The smart-looking Clark Richert: Recent Paintings, at Rule Gallery on Broadway, showcased a small but significant group of the latest geometric pieces by Clark Richert, a former hippie and current art guru. Richert first came to fame in this area in the 1960s, when he designed and helped start Drop City, an art commune just outside of Trinidad in southern Colorado. And though decades

have gone by, Drop City is still on his mind. A number of paintings based on some of the buildings he designed there -- riffs on Buckminster Fuller's geodesic domes -- were featured at Rule. It was Richert's recent work, which indicated a new and innovative shift for the artist, that was the truly captivating part of this show, however.

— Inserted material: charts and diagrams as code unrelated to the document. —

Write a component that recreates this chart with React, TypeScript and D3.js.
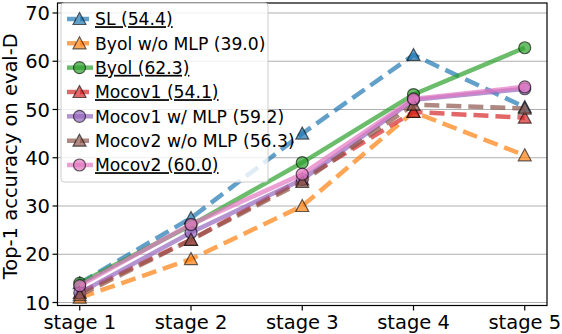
import React from 'react';
import * as d3 from 'd3';

const stages = ['stage 1', 'stage 2', 'stage 3', 'stage 4', 'stage 5'];
const yTicks = [10, 20, 30, 40, 50, 60, 70];

const slValues = [14, 27.5, 45, 61.3, 50.5];
const byolNoMlpValues = [11, 19, 30, 49.5, 40.5];
const byolValues = [14, 26, 39, 53.1, 62.8];
const mocov1Values = [12, 23, 35.5, 49.5, 48.3];
const mocov1MlpValues = [12, 24.5, 35.5, 52, 54.3];
const mocov2NoMlpValues = [11.5, 23, 35, 51, 50.2];
const mocov2Values = [13.5, 26.2, 36.6, 52.2, 54.7];

const seriesNames = [
  'SL (54.4)',
  'Byol w/o MLP (39.0)',
  'Byol (62.3)',
  'Mocov1 (54.1)',
  'Mocov1 w/ MLP (59.2)',
  'Mocov2 w/o MLP (56.3)',
  'Mocov2 (60.0)',
];
const underlined = [true, false, true, true, false, false, true];

const series = [
  { values: slValues, color: '#1f77b4', dashed: true, marker: 'tri' },
  { values: byolNoMlpValues, color: '#ff7f0e', dashed: true, marker: 'tri' },
  { values: byolValues, color: '#2ca02c', dashed: false, marker: 'circ' },
  { values: mocov1Values, color: '#d62728', dashed: true, marker: 'tri' },
  { values: mocov1MlpValues, color: '#9467bd', dashed: false, marker: 'circ' },
  { values: mocov2NoMlpValues, color: '#8c564b', dashed: true, marker: 'tri' },
  { values: mocov2Values, color: '#e377c2', dashed: false, marker: 'circ' },
];

const W = 562;
const H = 334;
const left = 57.5;
const right = 547;
const top = 3;
const bottom = 305.5;
const font = 'DejaVu Sans, sans-serif';

const Marker = ({ kind, cx, cy, color }: { kind: string; cx: number; cy: number; color: string }) => {
  const r = 6;
  if (kind === 'circ') {
    return (
      <circle cx={cx} cy={cy} r={r} fill={color} fillOpacity={0.7}
        stroke="#000" strokeOpacity={0.6} strokeWidth={1.2} />
    );
  }
  const p = `M${cx},${cy - r - 0.5}L${cx - r - 0.5},${cy + r - 0.5}L${cx + r + 0.5},${cy + r - 0.5}Z`;
  return (
    <path d={p} fill={color} fillOpacity={0.7} stroke="#000" strokeOpacity={0.6}
      strokeWidth={1.2} strokeLinejoin="miter" />
  );
};

const App = () => {
  const x = d3.scaleLinear().domain([-0.2, 4.2]).range([left, right]);
  const y = d3.scaleLinear().domain([9.38, 72.07]).range([bottom, top]);
  const line = d3.line<number>().x((_, i) => x(i)).y(d => y(d));

  const legX = 61;
  const legY = 3;
  const rowH = 24.33;

  return (
    <svg width={W} height={H} style={{ position: 'absolute', left: 0, top: 0 }}
      fontFamily={font}>
      <rect width={W} height={H} fill="#fff" />
      {yTicks.map(t => (
        <line key={t} x1={left} x2={right} y1={y(t)} y2={y(t)} stroke="#b0b0b0" strokeWidth={1} />
      ))}
      {series.map((s, si) => (
        <g key={si}>
          <path d={line(s.values) || ''} fill="none" stroke={s.color} strokeOpacity={0.7}
            strokeWidth={4.5} strokeDasharray={s.dashed ? '15,7' : undefined} />
          {s.values.map((v, i) => (
            <Marker key={i} kind={s.marker} cx={x(i)} cy={y(v)} color={s.color} />
          ))}
        </g>
      ))}
      <rect x={left} y={top} width={right - left} height={bottom - top} fill="none" stroke="#000" strokeWidth={1.2} />
      {yTicks.map(t => (
        <g key={t}>
          <line x1={left - 5} x2={left} y1={y(t)} y2={y(t)} stroke="#000" strokeWidth={1.2} />
          <text x={left - 7.5} y={y(t)} dy="0.36em" textAnchor="end" fontSize={19.5}>{t}</text>
        </g>
      ))}
      {stages.map((s, i) => (
        <g key={s}>
          <line x1={x(i)} x2={x(i)} y1={bottom} y2={bottom + 5} stroke="#000" strokeWidth={1.2} />
          <text x={x(i)} y={329} textAnchor="middle" fontSize={19.5}>{s}</text>
        </g>
      ))}
      <text transform={`translate(10.5,${(top + bottom) / 2 + 2}) rotate(-90)`} textAnchor="middle"
        fontSize={19.5} dy="0.35em">Top-1 accuracy on eval-D</text>
      <g>
        <rect x={legX} y={legY} width={207} height={179} rx={3} fill="#fff" fillOpacity={0.8}
          stroke="#cccccc" strokeWidth={1} />
        {series.map((s, i) => {
          const cy = legY + 16 + i * rowH;
          return (
            <g key={i}>
              <line x1={legX + 6} x2={legX + 32} y1={cy} y2={cy} stroke={s.color} strokeOpacity={0.7}
                strokeWidth={4.5} strokeDasharray={s.dashed ? '9,4' : undefined} />
              <Marker kind={s.marker} cx={legX + 18.5} cy={cy} color={s.color} />
              <text x={legX + 34} y={cy} dy="0.36em" fontSize={17.2}
                textDecoration={underlined[i] ? 'underline' : undefined}
                style={{ textDecorationThickness: '1.6px' }}>{seriesNames[i]}</text>
            </g>
          );
        })}
      </g>
    </svg>
  );
};

export default App;
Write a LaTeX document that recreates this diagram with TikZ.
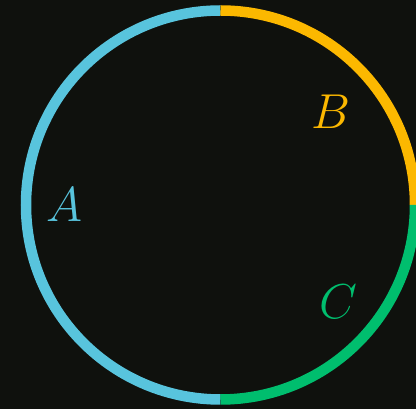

Instead of being dense and complicated, like many of his earlier pieces, those displayed here are quite spare. It looks like Richert has dropped back in. Kudos to the artist and gallery owner Robin Rule for giving Denver the best solo-artist exhibit of the season.

The three well-known artists in Martha Daniels, Amy Metier, Betty Woodman represent three distinct generations of Colorado artists, even if the show's title listed them out of order. Woodman is the elder stateswoman, having lived in Boulder from the 1950s until a few years ago, when she retired to New York. Daniels came next, having moved to Colorado in the 1960s when she began exhibiting her work. Metier would be last, since she came along about a decade later. But the disparate work of these three artists fit together perfectly -- not because they're all women, though that's not irrelevant -- because all are master colorists. This compatibility, so hard to achieve in a group show, is a big reason this exhibit was one of the year's finest.
Combining materials traditionally associated with sculpture, including steel and wood, with some untraditional ones, in particular a Texas Instruments Speak & Spell, upstart artist Zach Smith was the subject of the magical Internal Automata this past winter. The wonder-filled show marked Smith's formal introduction to Denver's art world. It makes sense that this new kid on the block would make his appearance at Cordell Taylor since the gallery is also new to the scene, having opened in August. Gallery director Ivar Zeile took a risk by scheduling an untried talent in the winter, high season in the art world. But the gambit paid off, and both newcomers can be proud of their accomplishment.
The inner workings of the art world are hard to explain. Consider last winter's 32/26, at the Andenken Gallery, which paired 32-year-old painter Karen McClanahan with 26-year-old sculptor Jonathan Stiles. Though neither artist had a familiar name, the show somehow generated a tremendous buzz. In fact, the word on the street was out before anyone had even seen the work. Even stranger is that 32/26 lived up to the hype. McClanahan's chaste, neo-minimalist paintings were fabulous -- and although they had nothing in common with Stiles's various types of modernist sculpture, the pairing was inspired nonetheless. During the course of the show, a who's who from Denver's art scene, including curators and gallery directors, came through, and McClanahan and Stiles suddenly found themselves being talked about by everyone. Certainly nothing better could have happened to a couple of former unknowns.